Il est impossible de séparer l'humain de son environnement matériel, ni des signes et images par lesquels il donne sens à la vie et au monde. De même, on ne peut séparer le monde matériel - et encore moins sa part artificielle - des idées par lesquelles les objets techniques sont conçus et utilisés, ni des humains qui les inventent, les produisent et s'en servent. Ajoutons enfin que les images, les mots, les constructions de langage nichent dans les esprits humains, fournissent moyens et raisons de vivre aux hommes et à leurs institutions, sont portés en retour par des groupes organisés et outillés comme par des circuits de communication et des mémoires artificielles (Comment des forces institutionnelles et des techniques matérielles portent-elles des idées... et vice versa? C'est là une des lignes de recherche principales de l'entreprise «médiologique» initiée par Régis Debray. Voir, par exemple, son Cours de médiologie générale, Gallimard, Paris, 1991, Transmettre, Odile Jacob, Paris, 1997, et la belle revue Les Cahiers de médiologie.).
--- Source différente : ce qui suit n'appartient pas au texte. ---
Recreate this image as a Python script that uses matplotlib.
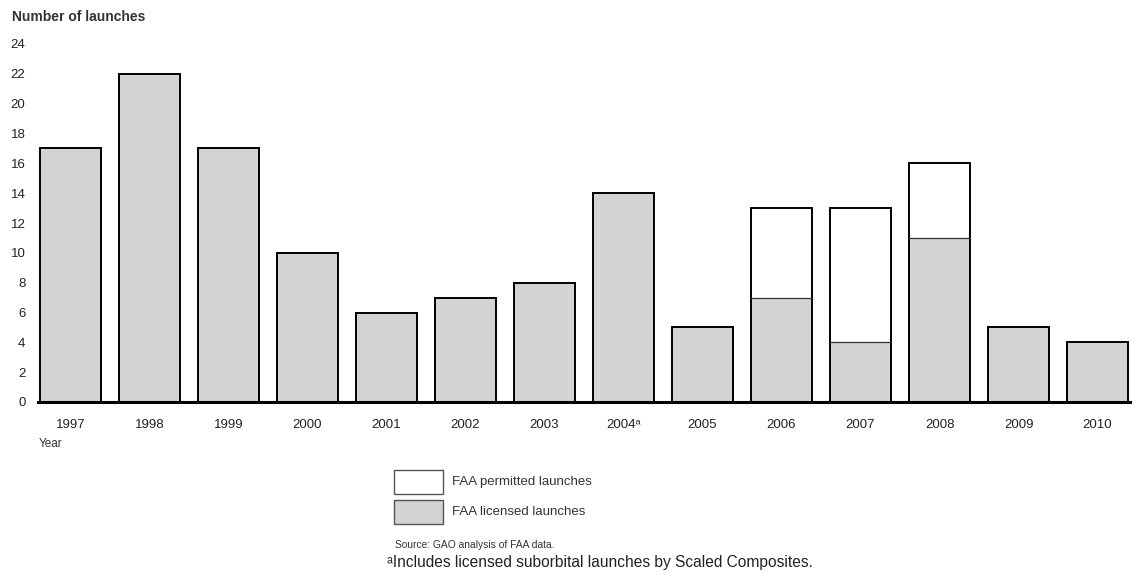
import matplotlib
matplotlib.use("Agg")
import matplotlib.pyplot as plt
from matplotlib.patches import Rectangle

plt.rcParams['font.family'] = ['Liberation Sans', 'DejaVu Sans']

years = ["1997", "1998", "1999", "2000", "2001", "2002", "2003", "2004\u1d43",
         "2005", "2006", "2007", "2008", "2009", "2010"]
licensed = [17, 22, 17, 10, 6, 7, 8, 14, 5, 7, 4, 11, 5, 4]
permitted = [0, 0, 0, 0, 0, 0, 0, 0, 0, 6, 9, 5, 0, 0]
yticks = list(range(0, 25, 2))

W, H = 1135, 581
fig = plt.figure(figsize=(W / 100, H / 100), dpi=100)
ax = fig.add_axes([38 / W, 1 - 402 / H, (1130 - 38) / W, (402 - 44) / H])

gray = "#d3d3d3"
x = list(range(len(years)))
bw = 0.78
ax.bar(x, licensed, width=bw, color=gray, edgecolor="none", zorder=2)
ax.bar(x, permitted, width=bw, bottom=licensed, color="white", edgecolor="none", zorder=2)
# outlines
tot = [l + p for l, p in zip(licensed, permitted)]
ax.bar(x, tot, width=bw, fill=False, edgecolor="black", linewidth=1.4, zorder=3)
for xi, l, p in zip(x, licensed, permitted):
    if p > 0:
        ax.plot([xi - bw / 2, xi + bw / 2], [l, l], color="#333333", lw=0.9, zorder=3)

ax.set_xlim(-0.41, 13.41)
ax.set_ylim(0, 24)
ax.set_yticks(yticks)
ax.set_yticklabels([str(v) for v in yticks], fontsize=9.5, color="#222222")
ax.set_xticks(x)
ax.set_xticklabels(years, fontsize=9.5, color="#222222")
ax.tick_params(axis="both", length=0)
ax.tick_params(axis="x", pad=12)
ax.tick_params(axis="y", pad=9)
for s in ["top", "right", "left"]:
    ax.spines[s].set_visible(False)
ax.spines["bottom"].set_linewidth(2.2)
ax.spines["bottom"].set_zorder(4)

fig.text(12 / W, 1 - 17 / H, "Number of launches", fontsize=10, fontweight="bold",
         color="#333333", va="center", ha="left")
fig.text(39 / W, 1 - 444 / H, "Year", fontsize=8.5, color="#333333", va="center", ha="left")

# legend
for y0, fc, lab in [(470, "white", "FAA permitted launches"), (500, gray, "FAA licensed launches")]:
    r = Rectangle((394 / W, 1 - (y0 + 24) / H), 49 / W, 24 / H, transform=fig.transFigure,
                  facecolor=fc, edgecolor="#555555", linewidth=1.0)
    fig.add_artist(r)
    fig.text(452 / W, 1 - (y0 + 12) / H, lab, fontsize=9.5, color="#333333", va="center", ha="left")

fig.text(395 / W, 1 - 545 / H, "Source: GAO analysis of FAA data.", fontsize=7.4,
         color="#333333", va="center", ha="left")
fig.text(387 / W, 1 - 563 / H, "\u1d43Includes licensed suborbital launches by Scaled Composites.",
         fontsize=11.2, color="#222222", va="center", ha="left")

fig.savefig("out.png", dpi=100, facecolor="white")
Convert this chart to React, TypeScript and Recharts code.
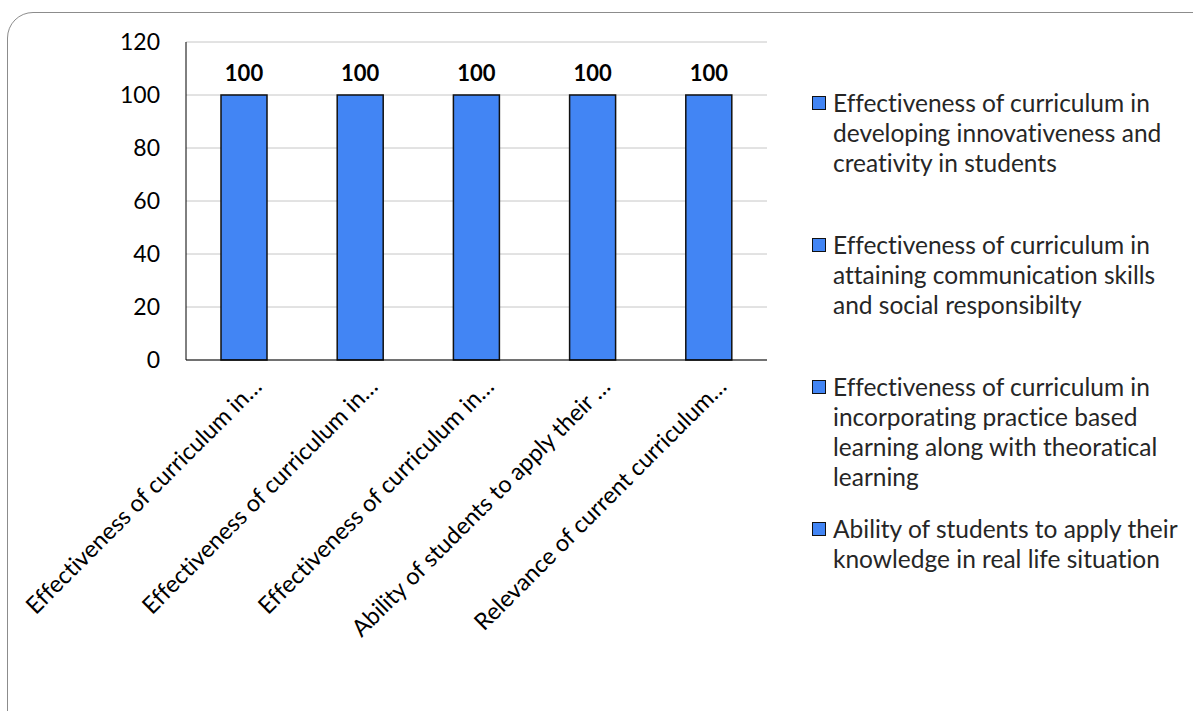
import { Bar, BarChart, CartesianGrid, LabelList, Legend, XAxis, YAxis } from "recharts";

const categories = [
  "Effectiveness of curriculum in developing innovativeness and creativity in students",
  "Effectiveness of curriculum in attaining communication skills and social responsibilty",
  "Effectiveness of curriculum in incorporating practice based learning along with theoratical learning",
  "Ability of students to apply their knowledge in real life situation",
  "Relevance of current curriculum",
];
const tickLabels = [
  "Effectiveness of curriculum in…",
  "Effectiveness of curriculum in…",
  "Effectiveness of curriculum in…",
  "Ability of students to apply their …",
  "Relevance of current curriculum…",
];
const values = [100, 100, 100, 100, 100];
const yTicks = [0, 20, 40, 60, 80, 100, 120];

// only the first four legend entries fit in the frame
const legendItems = categories.slice(0, 4);

const data = categories.map((name, i) => ({ name, label: tickLabels[i], value: values[i] }));

const FONT = "Lato, 'Open Sans', sans-serif";
const BLUE = "#4285F4";

function AngledTick(props: any) {
  const { x, y, payload } = props;
  const ax = x + 19;
  const ay = y + 20;
  return (
    <text
      x={ax}
      y={ay}
      transform={`rotate(-45, ${ax}, ${ay})`}
      textAnchor="end"
      fontFamily={FONT}
      fontSize={23.5}
      fill="#000"
      style={{ fontVariantLigatures: "none" }}
    >
      {tickLabels[payload.index] ?? payload.value}
    </text>
  );
}

function LegendBox() {
  return (
    <div
      style={{
        fontFamily: FONT,
        fontSize: 24.5,
        color: "#262626",
        lineHeight: "30px",
        fontVariantLigatures: "none",
      }}
    >
      {legendItems.map((name) => (
        <div key={name} style={{ display: "flex", alignItems: "flex-start", height: 142 }}>
          <span
            style={{
              width: 12,
              height: 12,
              marginTop: 8,
              marginRight: 7,
              background: BLUE,
              border: "1.5px solid #111",
              flexShrink: 0,
            }}
          />
          <span style={{ width: 358 }}>{name}</span>
        </div>
      ))}
    </div>
  );
}

export default function App() {
  return (
    <div
      style={{
        position: "fixed",
        left: 0,
        top: 0,
        width: 1193,
        height: 711,
        overflow: "hidden",
        background: "#fff",
      }}
    >
      <div
        style={{
          position: "absolute",
          left: 7,
          top: 12,
          width: 1260,
          height: 780,
          border: "1px solid #8c8c8c",
          borderRadius: 26,
        }}
      />
      <div style={{ position: "absolute", left: 0, top: 0 }}>
        <BarChart
          width={1193}
          height={711}
          data={data}
          margin={{ top: 42, right: 46, left: 126, bottom: 321 }}
        >
          <CartesianGrid vertical={false} stroke="#c6c6c6" strokeWidth={1} />
          <XAxis
            dataKey="name"
            interval={0}
            tick={<AngledTick />}
            tickLine={false}
            axisLine={{ stroke: "#000", strokeWidth: 1 }}
            height={30}
          />
          <YAxis
            domain={[0, 120]}
            ticks={yTicks}
            interval={0}
            tickLine={false}
            tickSize={0}
            tickMargin={26}
            axisLine={{ stroke: "#000", strokeWidth: 1 }}
            width={60}
            tick={{ fontFamily: FONT, fontSize: 23, fill: "#000" }}
          />
          <Legend
            layout="vertical"
            align="right"
            verticalAlign="top"
            content={() => <LegendBox />}
            wrapperStyle={{ left: 812, top: 88, width: 380 }}
          />
          <Bar
            dataKey="value"
            fill={BLUE}
            stroke="#111"
            strokeWidth={1.5}
            barSize={46}
            isAnimationActive={false}
          >
            <LabelList
              dataKey="value"
              position="top"
              offset={14}
              fontFamily={FONT}
              fontSize={22}
              fontWeight="bold"
              fill="#000"
            />
          </Bar>
        </BarChart>
      </div>
    </div>
  );
}
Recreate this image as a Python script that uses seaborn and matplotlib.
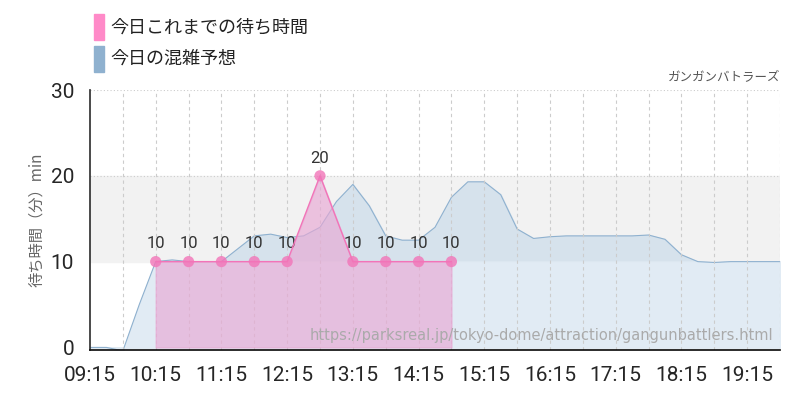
import numpy as np
import pandas as pd
import matplotlib
matplotlib.use('Agg')
import matplotlib.pyplot as plt
import seaborn as sns

sns.set_theme(style='white')
plt.rcParams['font.family'] = ['Noto Sans CJK JP', 'DejaVu Sans']

# minutes since 09:15
actual_min = [60, 90, 120, 150, 180, 210, 240, 270, 300, 330]
actual_val = [10, 10, 10, 10, 10, 20, 10, 10, 10, 10]

fc_min = list(range(0, 631, 15))
fc_val = [0, 0, -0.4, 5, 10, 10.2, 10, 10, 10, 11.5, 13, 13.2, 12.8, 13, 14,
          17, 19, 16.5, 13, 12.5, 12.5, 14, 17.5, 19.3, 19.3, 17.8, 13.8, 12.7,
          12.9, 13, 13, 13, 13, 13, 13.1, 12.6, 10.8, 10, 9.9, 10, 10, 10, 10, 10]
fc_val = fc_val[:len(fc_min)]
tick_labels = ['09:15', '10:15', '11:15', '12:15', '13:15', '14:15', '15:15',
               '16:15', '17:15', '18:15', '19:15']

pink = '#f274b8'
blue = '#8fb1cf'

fig = plt.figure(figsize=(8, 4), dpi=100)
ax = fig.add_axes([0.1125, 0.125, 0.8625, 0.65])

ax.axhspan(10, 20, color='#f2f2f2', zorder=0)
fx = np.array(fc_min); fy = np.array(fc_val)
ax.fill_between(fx, 0, fy, color='#d6e2ec', zorder=1)
ax.fill_between(fx, 0, np.minimum(fy, 10), color='#e1ebf4', zorder=1)
sns.lineplot(x=fx, y=fy, ax=ax, color=blue, lw=0.8, zorder=2)

ax.fill_between(actual_min, 0, actual_val, color='#e8a8d4', alpha=0.65, zorder=3)
sns.lineplot(x=actual_min, y=actual_val, ax=ax, color=pink, lw=1, zorder=4)
sns.scatterplot(x=actual_min, y=actual_val, ax=ax, color=pink, s=65,
                alpha=0.8, edgecolor='none', zorder=5)
for m, v in zip(actual_min, actual_val):
    ax.text(m, v + 1.2, str(v), ha='center', va='bottom', fontsize=12,
            color='#333333', family='Roboto')

ax.set_xlim(0, 630)
ax.set_ylim(-0.3, 30)
ax.set_xticks(range(0, 631, 60))
ax.set_xticklabels(tick_labels, fontsize=15, family='Roboto')
ax.set_yticks([0, 10, 20, 30])
ax.set_yticklabels(['0', '10', '20', '30'], fontsize=15, family='Roboto')
ax.tick_params(axis='both', which='both', length=8, color='#bbbbbb')
for x in range(30, 631, 30):
    ax.axvline(x, color='#cccccc', ls=(0, (3, 3)), lw=0.8, zorder=2.5)
for y in [20, 30]:
    ax.axhline(y, color='#cccccc', ls=(0, (1, 2)), lw=0.8, zorder=0.5)
for s in ['top', 'right']:
    ax.spines[s].set_visible(False)
ax.spines['left'].set_color('#333333')
ax.spines['bottom'].set_color('#111111')
ax.set_ylabel('待ち時間（分）min', fontsize=11, color='#666666')

ax.text(0.99, 0.04, 'https://parksreal.jp/tokyo-dome/attraction/gangunbattlers.html',
        transform=ax.transAxes, fontsize=10.5, color='#aaaaaa', ha='right',
        family='DejaVu Sans', zorder=6)
fig.text(0.975, 0.8, 'ガンガンバトラーズ', ha='right', fontsize=9, color='#555555')

fig.patches.append(plt.Rectangle((0.118, 0.9), 0.012, 0.065, color='#ff8ac8',
                                 transform=fig.transFigure))
fig.patches.append(plt.Rectangle((0.118, 0.82), 0.012, 0.065, color='#8fb1cf',
                                 transform=fig.transFigure))
fig.text(0.138, 0.932, '今日これまでの待ち時間', fontsize=13, va='center', color='#222222')
fig.text(0.138, 0.852, '今日の混雑予想', fontsize=13, va='center', color='#222222')

fig.savefig('out.png', dpi=100)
Même si nous supposons qu'il existe effectivement trois entités: technique, culture et société, plutôt que mettre l'accent sur l'impact des technologies on pourrait tout aussi bien prétendre que les technologies sont des produits d'une société et d'une culture. Mais la distinction tranchée entre culture (la dynamique des représentations), société (les gens, leurs liens, leurs échanges, leurs rapports de force) et technique (les artefacts efficaces) ne peut être que conceptuelle. Aucun acteur, aucune «cause» véritablement indépendante n'y correspond. On prend des biais intellectuels pour des acteurs parce qu'il y a des groupes bien réels qui s'organisent autour de ces découpages verbaux (ministères, disciplines scientifiques, départements d'université, laboratoires de recherche) ou parce que certaines forces ont intérêt à faire croire que tel problème est «purement technique», ou «purement culturel» ou encore «purement économique». Les rapports véritables ne se nouent donc pas entre «la» technologie (qui serait de l'ordre de la cause) et «la» culture (qui subirait des effets), mais entre une multitude d'acteurs humains qui inventent, produisent, utilisent et interprètent diversement des techniques (Nous avons longuement développé ce point dans notre ouvrage Les Technologies de l'intelligence, Seuil, Paris, 1993. Voir également les travaux de la nouvelle anthropologie des sciences et des techniques, par exemple Bruno Latour, La Science en action, La Découverte, Paris, 1989.).